C’est ce que refuse de reconnaître le chef du Parti conservateur, Pierre Poilievre, qui promet d’abolir cette taxe qu’il juge inutile et inflationniste. Malheureusement, celui-ci n’a rien à proposer, à part de dire qu’il favoriserait plutôt des technologies industrielles, dont l’utilisation requerrait d’importantes subventions. Son discours est opportuniste, mensonger et irresponsable face à l’urgence de s’occuper des changements climatiques.
Marché du carbone
Cette taxe n’existe pas au Québec ni en Colombie-Britannique, qui ont créé un « marché du carbone » avec la Californie. Ce système repose sur la vente à l’encan par les gouvernements de droits d’émissions de GES aux entreprises, qui doivent compenser les GES qu’elles produisent. Les revenus tirés de ces droits servent à soutenir la transition énergétique.

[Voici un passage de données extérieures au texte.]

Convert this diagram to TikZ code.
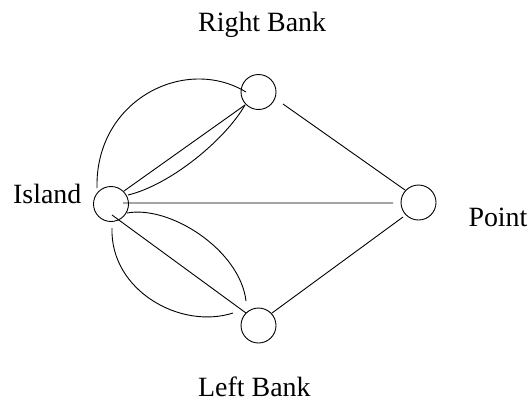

Du 25 novembre 2014 au 14 février 2024, le Québec a perçu, à ce titre, 8,8 G $, qui ont été versés au Fonds d’électrification et de changements climatiques, qui finance des programmes et des initiatives de lutte contre les GES. À son dernier encan, le 14 février, le prix de la tonne de GES a atteint 56,61 $, ce qui est bien en deçà des 80 $ du fédéral.
Le « marché du carbone » prévoit un prix minimum de 97 $ la tonne (22,5 cents le litre d’essence) en 2030. C’est très peu en comparaison du prix de 170 $ visé par Ottawa. À défaut d’autres mesures plus contraignantes, telles une taxation des voitures énergivores ou une taxe kilométrique, le prix prévu par ce système est trop faible pour en espérer une incidence notable. Espérons que les encans à venir enverront un signal de prix plus ambitieux.